WRITTEN PROBLEM: Quote every line as written. Omit pictures.

PROVIDED ENTRIES:
-=-=-

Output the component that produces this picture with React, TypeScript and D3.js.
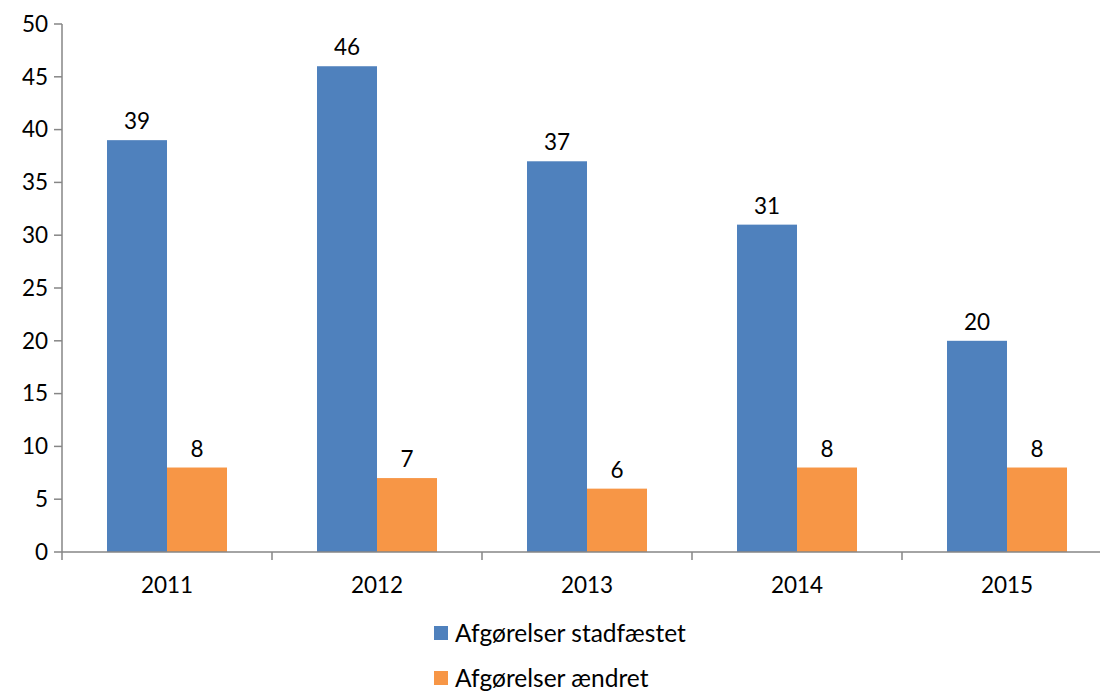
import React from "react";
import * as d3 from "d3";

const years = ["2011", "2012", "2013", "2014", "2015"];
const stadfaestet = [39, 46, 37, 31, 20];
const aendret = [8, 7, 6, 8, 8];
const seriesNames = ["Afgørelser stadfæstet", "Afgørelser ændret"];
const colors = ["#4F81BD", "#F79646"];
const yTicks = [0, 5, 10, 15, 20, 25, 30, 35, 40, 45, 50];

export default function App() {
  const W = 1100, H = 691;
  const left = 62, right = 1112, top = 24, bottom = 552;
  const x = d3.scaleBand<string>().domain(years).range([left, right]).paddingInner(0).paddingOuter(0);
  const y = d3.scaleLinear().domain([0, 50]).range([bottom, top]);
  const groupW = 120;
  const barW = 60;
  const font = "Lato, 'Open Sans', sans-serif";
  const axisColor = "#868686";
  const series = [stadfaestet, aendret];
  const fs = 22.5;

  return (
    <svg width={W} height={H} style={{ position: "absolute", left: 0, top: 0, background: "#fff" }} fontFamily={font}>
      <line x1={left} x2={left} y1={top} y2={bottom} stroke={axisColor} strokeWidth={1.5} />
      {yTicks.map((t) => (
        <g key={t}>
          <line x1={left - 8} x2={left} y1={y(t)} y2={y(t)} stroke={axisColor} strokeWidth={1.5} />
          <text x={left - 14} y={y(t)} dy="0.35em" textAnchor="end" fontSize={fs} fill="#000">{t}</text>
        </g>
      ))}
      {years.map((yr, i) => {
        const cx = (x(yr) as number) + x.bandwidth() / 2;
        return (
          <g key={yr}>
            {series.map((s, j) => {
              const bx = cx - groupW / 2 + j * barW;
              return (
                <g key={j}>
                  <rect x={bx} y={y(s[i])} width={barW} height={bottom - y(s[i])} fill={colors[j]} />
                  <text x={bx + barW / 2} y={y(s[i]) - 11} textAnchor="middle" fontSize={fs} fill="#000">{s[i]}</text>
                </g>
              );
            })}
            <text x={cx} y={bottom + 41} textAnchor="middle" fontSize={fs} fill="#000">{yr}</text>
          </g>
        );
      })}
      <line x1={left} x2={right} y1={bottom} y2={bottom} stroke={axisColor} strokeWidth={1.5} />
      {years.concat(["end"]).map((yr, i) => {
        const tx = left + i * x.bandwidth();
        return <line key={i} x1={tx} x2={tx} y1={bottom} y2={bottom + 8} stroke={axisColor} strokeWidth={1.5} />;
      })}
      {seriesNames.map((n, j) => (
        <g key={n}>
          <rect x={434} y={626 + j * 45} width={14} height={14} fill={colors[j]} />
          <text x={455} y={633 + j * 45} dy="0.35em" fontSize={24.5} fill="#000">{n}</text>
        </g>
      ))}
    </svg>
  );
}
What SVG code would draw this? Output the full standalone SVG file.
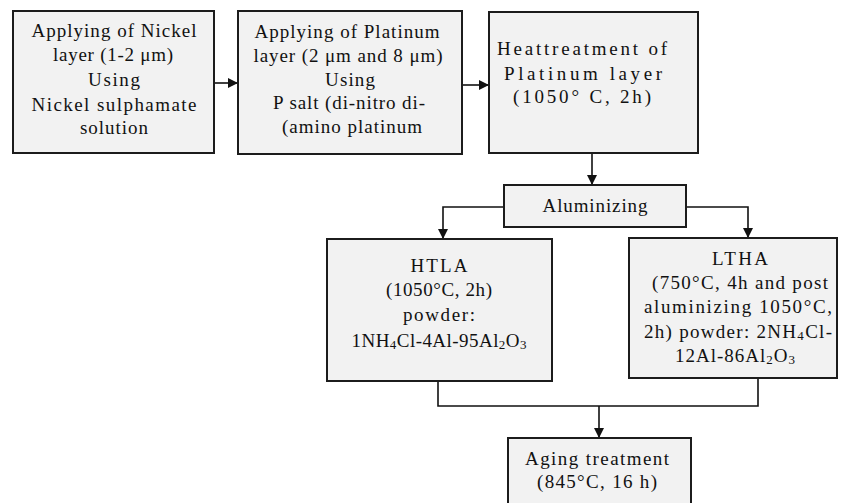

-=-=-

EXERCISE OUTPUT:
Output the component that produces this picture with React, TypeScript and D3.js.
import React from "react";
import * as d3 from "d3";

const years = ["2011", "2012", "2013", "2014", "2015"];
const stadfaestet = [39, 46, 37, 31, 20];
const aendret = [8, 7, 6, 8, 8];
const seriesNames = ["Afgørelser stadfæstet", "Afgørelser ændret"];
const colors = ["#4F81BD", "#F79646"];
const yTicks = [0, 5, 10, 15, 20, 25, 30, 35, 40, 45, 50];

export default function App() {
  const W = 1100, H = 691;
  const left = 62, right = 1112, top = 24, bottom = 552;
  const x = d3.scaleBand<string>().domain(years).range([left, right]).paddingInner(0).paddingOuter(0);
  const y = d3.scaleLinear().domain([0, 50]).range([bottom, top]);
  const groupW = 120;
  const barW = 60;
  const font = "Lato, 'Open Sans', sans-serif";
  const axisColor = "#868686";
  const series = [stadfaestet, aendret];
  const fs = 22.5;

  return (
    <svg width={W} height={H} style={{ position: "absolute", left: 0, top: 0, background: "#fff" }} fontFamily={font}>
      <line x1={left} x2={left} y1={top} y2={bottom} stroke={axisColor} strokeWidth={1.5} />
      {yTicks.map((t) => (
        <g key={t}>
          <line x1={left - 8} x2={left} y1={y(t)} y2={y(t)} stroke={axisColor} strokeWidth={1.5} />
          <text x={left - 14} y={y(t)} dy="0.35em" textAnchor="end" fontSize={fs} fill="#000">{t}</text>
        </g>
      ))}
      {years.map((yr, i) => {
        const cx = (x(yr) as number) + x.bandwidth() / 2;
        return (
          <g key={yr}>
            {series.map((s, j) => {
              const bx = cx - groupW / 2 + j * barW;
              return (
                <g key={j}>
                  <rect x={bx} y={y(s[i])} width={barW} height={bottom - y(s[i])} fill={colors[j]} />
                  <text x={bx + barW / 2} y={y(s[i]) - 11} textAnchor="middle" fontSize={fs} fill="#000">{s[i]}</text>
                </g>
              );
            })}
            <text x={cx} y={bottom + 41} textAnchor="middle" fontSize={fs} fill="#000">{yr}</text>
          </g>
        );
      })}
      <line x1={left} x2={right} y1={bottom} y2={bottom} stroke={axisColor} strokeWidth={1.5} />
      {years.concat(["end"]).map((yr, i) => {
        const tx = left + i * x.bandwidth();
        return <line key={i} x1={tx} x2={tx} y1={bottom} y2={bottom + 8} stroke={axisColor} strokeWidth={1.5} />;
      })}
      {seriesNames.map((n, j) => (
        <g key={n}>
          <rect x={434} y={626 + j * 45} width={14} height={14} fill={colors[j]} />
          <text x={455} y={633 + j * 45} dy="0.35em" fontSize={24.5} fill="#000">{n}</text>
        </g>
      ))}
    </svg>
  );
}
What SVG code would draw this? Output the full standalone SVG file.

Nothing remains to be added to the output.